Goal:
In the entries below, find the line containing "Write a Python" and the line containing "domain=[1e3, 2e7], nice=False)". Copy those two lines and everything between them exactly, without the pictures.

## start Data lines

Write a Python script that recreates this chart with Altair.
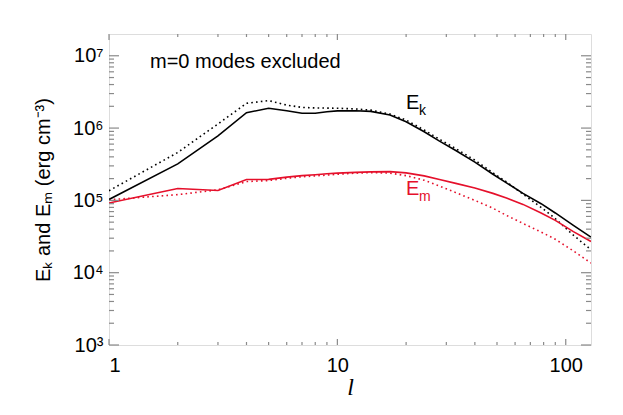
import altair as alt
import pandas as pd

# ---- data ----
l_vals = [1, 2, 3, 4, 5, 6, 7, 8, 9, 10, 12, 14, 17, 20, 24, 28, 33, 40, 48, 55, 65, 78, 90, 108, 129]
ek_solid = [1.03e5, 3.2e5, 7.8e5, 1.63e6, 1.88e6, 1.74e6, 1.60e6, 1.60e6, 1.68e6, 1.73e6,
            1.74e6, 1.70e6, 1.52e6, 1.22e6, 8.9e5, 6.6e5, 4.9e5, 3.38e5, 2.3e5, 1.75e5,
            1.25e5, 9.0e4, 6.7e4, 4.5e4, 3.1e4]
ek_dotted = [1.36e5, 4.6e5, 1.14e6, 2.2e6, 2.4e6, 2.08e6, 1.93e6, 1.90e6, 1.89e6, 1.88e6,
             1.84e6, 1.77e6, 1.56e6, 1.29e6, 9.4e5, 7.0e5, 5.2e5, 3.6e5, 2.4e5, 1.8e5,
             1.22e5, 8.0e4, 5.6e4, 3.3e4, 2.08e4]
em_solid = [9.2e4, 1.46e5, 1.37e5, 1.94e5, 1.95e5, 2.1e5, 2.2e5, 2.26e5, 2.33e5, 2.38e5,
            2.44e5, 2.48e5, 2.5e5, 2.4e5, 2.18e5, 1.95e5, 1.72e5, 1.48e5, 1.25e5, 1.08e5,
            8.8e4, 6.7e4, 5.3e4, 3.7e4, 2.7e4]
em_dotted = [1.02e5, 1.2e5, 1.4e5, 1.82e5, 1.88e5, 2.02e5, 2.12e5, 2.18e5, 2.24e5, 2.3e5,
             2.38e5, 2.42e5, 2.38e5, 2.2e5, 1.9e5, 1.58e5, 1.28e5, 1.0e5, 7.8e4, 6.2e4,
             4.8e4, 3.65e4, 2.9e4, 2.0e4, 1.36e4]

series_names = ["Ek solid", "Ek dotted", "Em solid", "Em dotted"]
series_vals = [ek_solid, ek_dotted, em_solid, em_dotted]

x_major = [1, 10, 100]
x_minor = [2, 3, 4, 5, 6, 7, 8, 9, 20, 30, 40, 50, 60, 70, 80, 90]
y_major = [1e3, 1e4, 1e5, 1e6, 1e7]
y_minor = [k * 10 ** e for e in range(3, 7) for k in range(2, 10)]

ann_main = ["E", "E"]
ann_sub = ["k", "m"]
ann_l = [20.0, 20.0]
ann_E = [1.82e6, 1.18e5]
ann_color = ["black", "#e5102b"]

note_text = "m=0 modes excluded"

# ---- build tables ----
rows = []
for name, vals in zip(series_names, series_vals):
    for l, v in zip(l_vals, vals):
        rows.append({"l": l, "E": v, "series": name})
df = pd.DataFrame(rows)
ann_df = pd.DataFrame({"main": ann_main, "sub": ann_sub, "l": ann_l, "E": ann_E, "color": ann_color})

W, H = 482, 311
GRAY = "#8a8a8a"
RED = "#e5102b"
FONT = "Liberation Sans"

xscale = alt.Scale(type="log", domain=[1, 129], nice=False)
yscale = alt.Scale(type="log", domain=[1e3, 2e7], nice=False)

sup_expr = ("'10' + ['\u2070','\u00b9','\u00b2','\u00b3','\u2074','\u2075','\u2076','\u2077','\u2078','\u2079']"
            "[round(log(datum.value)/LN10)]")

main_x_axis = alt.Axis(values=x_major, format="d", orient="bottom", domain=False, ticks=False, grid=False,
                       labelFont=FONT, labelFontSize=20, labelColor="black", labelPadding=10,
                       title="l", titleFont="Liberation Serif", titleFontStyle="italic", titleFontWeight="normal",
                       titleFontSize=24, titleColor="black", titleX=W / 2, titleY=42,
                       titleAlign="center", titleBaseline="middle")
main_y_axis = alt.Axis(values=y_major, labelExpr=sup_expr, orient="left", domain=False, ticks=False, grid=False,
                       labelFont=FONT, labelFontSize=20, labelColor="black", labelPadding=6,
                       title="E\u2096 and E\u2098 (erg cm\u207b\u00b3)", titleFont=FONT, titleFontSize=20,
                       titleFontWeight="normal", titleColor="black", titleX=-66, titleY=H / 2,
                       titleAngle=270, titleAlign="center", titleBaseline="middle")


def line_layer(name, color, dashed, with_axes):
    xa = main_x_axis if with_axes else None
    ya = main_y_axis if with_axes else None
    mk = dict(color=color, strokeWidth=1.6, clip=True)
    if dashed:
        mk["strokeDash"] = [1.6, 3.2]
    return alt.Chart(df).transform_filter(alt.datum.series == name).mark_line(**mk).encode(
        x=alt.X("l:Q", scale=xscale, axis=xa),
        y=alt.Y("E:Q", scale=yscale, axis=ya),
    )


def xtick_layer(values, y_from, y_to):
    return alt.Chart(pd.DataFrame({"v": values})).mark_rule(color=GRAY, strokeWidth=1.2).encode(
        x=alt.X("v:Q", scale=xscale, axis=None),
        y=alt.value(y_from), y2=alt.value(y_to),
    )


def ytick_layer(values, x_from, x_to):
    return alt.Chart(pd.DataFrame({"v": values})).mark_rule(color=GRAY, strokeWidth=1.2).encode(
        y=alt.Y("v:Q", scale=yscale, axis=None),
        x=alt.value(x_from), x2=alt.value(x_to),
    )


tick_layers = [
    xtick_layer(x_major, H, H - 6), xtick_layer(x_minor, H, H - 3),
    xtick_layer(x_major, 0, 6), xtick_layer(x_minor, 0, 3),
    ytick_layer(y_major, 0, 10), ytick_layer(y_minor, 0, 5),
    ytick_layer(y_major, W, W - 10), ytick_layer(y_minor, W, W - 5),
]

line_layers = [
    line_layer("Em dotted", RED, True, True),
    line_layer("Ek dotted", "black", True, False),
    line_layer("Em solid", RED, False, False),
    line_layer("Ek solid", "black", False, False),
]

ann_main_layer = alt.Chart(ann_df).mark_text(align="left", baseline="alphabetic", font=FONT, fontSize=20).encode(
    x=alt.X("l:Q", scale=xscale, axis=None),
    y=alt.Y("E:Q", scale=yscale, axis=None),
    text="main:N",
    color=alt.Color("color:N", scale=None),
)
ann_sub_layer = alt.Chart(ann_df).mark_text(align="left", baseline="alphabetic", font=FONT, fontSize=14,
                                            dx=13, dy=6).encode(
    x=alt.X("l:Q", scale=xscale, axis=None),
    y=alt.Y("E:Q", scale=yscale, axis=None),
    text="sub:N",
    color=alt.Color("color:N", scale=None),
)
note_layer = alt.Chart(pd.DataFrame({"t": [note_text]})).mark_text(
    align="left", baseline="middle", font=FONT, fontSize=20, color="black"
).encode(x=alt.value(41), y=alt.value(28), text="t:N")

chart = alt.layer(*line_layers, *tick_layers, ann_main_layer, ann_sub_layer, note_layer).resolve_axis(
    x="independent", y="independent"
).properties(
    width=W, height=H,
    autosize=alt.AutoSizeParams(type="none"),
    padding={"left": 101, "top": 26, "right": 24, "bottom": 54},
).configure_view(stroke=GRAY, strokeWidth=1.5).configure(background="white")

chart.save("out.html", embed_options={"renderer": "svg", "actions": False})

## end Data lines
## start Data lines

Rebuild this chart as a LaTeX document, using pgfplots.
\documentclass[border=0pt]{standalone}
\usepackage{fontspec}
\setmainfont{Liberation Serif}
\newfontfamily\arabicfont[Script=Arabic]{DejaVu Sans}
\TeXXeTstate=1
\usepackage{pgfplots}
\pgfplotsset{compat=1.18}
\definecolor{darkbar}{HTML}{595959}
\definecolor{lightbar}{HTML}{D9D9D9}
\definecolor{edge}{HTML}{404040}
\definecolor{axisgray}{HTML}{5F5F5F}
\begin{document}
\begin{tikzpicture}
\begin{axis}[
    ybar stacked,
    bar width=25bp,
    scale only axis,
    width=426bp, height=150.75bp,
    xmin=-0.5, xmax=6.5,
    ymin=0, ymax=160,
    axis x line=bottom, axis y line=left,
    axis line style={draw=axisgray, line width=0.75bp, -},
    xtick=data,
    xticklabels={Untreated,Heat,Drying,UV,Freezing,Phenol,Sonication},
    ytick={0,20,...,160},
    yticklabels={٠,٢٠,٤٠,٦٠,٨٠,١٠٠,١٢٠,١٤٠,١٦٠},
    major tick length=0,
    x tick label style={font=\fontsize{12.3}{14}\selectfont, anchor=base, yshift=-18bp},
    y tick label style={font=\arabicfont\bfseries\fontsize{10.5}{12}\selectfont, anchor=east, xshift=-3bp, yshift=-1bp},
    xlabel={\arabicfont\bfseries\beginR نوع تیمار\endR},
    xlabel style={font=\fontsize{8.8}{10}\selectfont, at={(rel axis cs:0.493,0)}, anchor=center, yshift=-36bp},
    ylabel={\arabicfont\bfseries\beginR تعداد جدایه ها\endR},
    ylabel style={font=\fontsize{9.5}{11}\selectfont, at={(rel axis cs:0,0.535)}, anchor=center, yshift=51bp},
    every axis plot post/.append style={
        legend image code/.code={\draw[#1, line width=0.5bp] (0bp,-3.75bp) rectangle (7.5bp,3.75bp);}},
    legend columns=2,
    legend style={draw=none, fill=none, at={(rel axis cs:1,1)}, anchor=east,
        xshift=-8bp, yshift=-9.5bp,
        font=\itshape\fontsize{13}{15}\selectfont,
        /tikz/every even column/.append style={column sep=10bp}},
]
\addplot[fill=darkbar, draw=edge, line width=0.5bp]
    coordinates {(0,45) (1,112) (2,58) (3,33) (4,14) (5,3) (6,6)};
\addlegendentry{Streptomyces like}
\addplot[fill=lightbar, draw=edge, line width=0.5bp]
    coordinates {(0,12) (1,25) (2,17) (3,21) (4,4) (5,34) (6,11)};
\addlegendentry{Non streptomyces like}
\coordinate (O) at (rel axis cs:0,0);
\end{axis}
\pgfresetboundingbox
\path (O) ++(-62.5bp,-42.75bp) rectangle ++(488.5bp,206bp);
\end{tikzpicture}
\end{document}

## end Data lines

Full answer:
Write a Python script that recreates this chart with Altair.
import altair as alt
import pandas as pd

# ---- data ----
l_vals = [1, 2, 3, 4, 5, 6, 7, 8, 9, 10, 12, 14, 17, 20, 24, 28, 33, 40, 48, 55, 65, 78, 90, 108, 129]
ek_solid = [1.03e5, 3.2e5, 7.8e5, 1.63e6, 1.88e6, 1.74e6, 1.60e6, 1.60e6, 1.68e6, 1.73e6,
            1.74e6, 1.70e6, 1.52e6, 1.22e6, 8.9e5, 6.6e5, 4.9e5, 3.38e5, 2.3e5, 1.75e5,
            1.25e5, 9.0e4, 6.7e4, 4.5e4, 3.1e4]
ek_dotted = [1.36e5, 4.6e5, 1.14e6, 2.2e6, 2.4e6, 2.08e6, 1.93e6, 1.90e6, 1.89e6, 1.88e6,
             1.84e6, 1.77e6, 1.56e6, 1.29e6, 9.4e5, 7.0e5, 5.2e5, 3.6e5, 2.4e5, 1.8e5,
             1.22e5, 8.0e4, 5.6e4, 3.3e4, 2.08e4]
em_solid = [9.2e4, 1.46e5, 1.37e5, 1.94e5, 1.95e5, 2.1e5, 2.2e5, 2.26e5, 2.33e5, 2.38e5,
            2.44e5, 2.48e5, 2.5e5, 2.4e5, 2.18e5, 1.95e5, 1.72e5, 1.48e5, 1.25e5, 1.08e5,
            8.8e4, 6.7e4, 5.3e4, 3.7e4, 2.7e4]
em_dotted = [1.02e5, 1.2e5, 1.4e5, 1.82e5, 1.88e5, 2.02e5, 2.12e5, 2.18e5, 2.24e5, 2.3e5,
             2.38e5, 2.42e5, 2.38e5, 2.2e5, 1.9e5, 1.58e5, 1.28e5, 1.0e5, 7.8e4, 6.2e4,
             4.8e4, 3.65e4, 2.9e4, 2.0e4, 1.36e4]

series_names = ["Ek solid", "Ek dotted", "Em solid", "Em dotted"]
series_vals = [ek_solid, ek_dotted, em_solid, em_dotted]

x_major = [1, 10, 100]
x_minor = [2, 3, 4, 5, 6, 7, 8, 9, 20, 30, 40, 50, 60, 70, 80, 90]
y_major = [1e3, 1e4, 1e5, 1e6, 1e7]
y_minor = [k * 10 ** e for e in range(3, 7) for k in range(2, 10)]

ann_main = ["E", "E"]
ann_sub = ["k", "m"]
ann_l = [20.0, 20.0]
ann_E = [1.82e6, 1.18e5]
ann_color = ["black", "#e5102b"]

note_text = "m=0 modes excluded"

# ---- build tables ----
rows = []
for name, vals in zip(series_names, series_vals):
    for l, v in zip(l_vals, vals):
        rows.append({"l": l, "E": v, "series": name})
df = pd.DataFrame(rows)
ann_df = pd.DataFrame({"main": ann_main, "sub": ann_sub, "l": ann_l, "E": ann_E, "color": ann_color})

W, H = 482, 311
GRAY = "#8a8a8a"
RED = "#e5102b"
FONT = "Liberation Sans"

xscale = alt.Scale(type="log", domain=[1, 129], nice=False)
yscale = alt.Scale(type="log", domain=[1e3, 2e7], nice=False)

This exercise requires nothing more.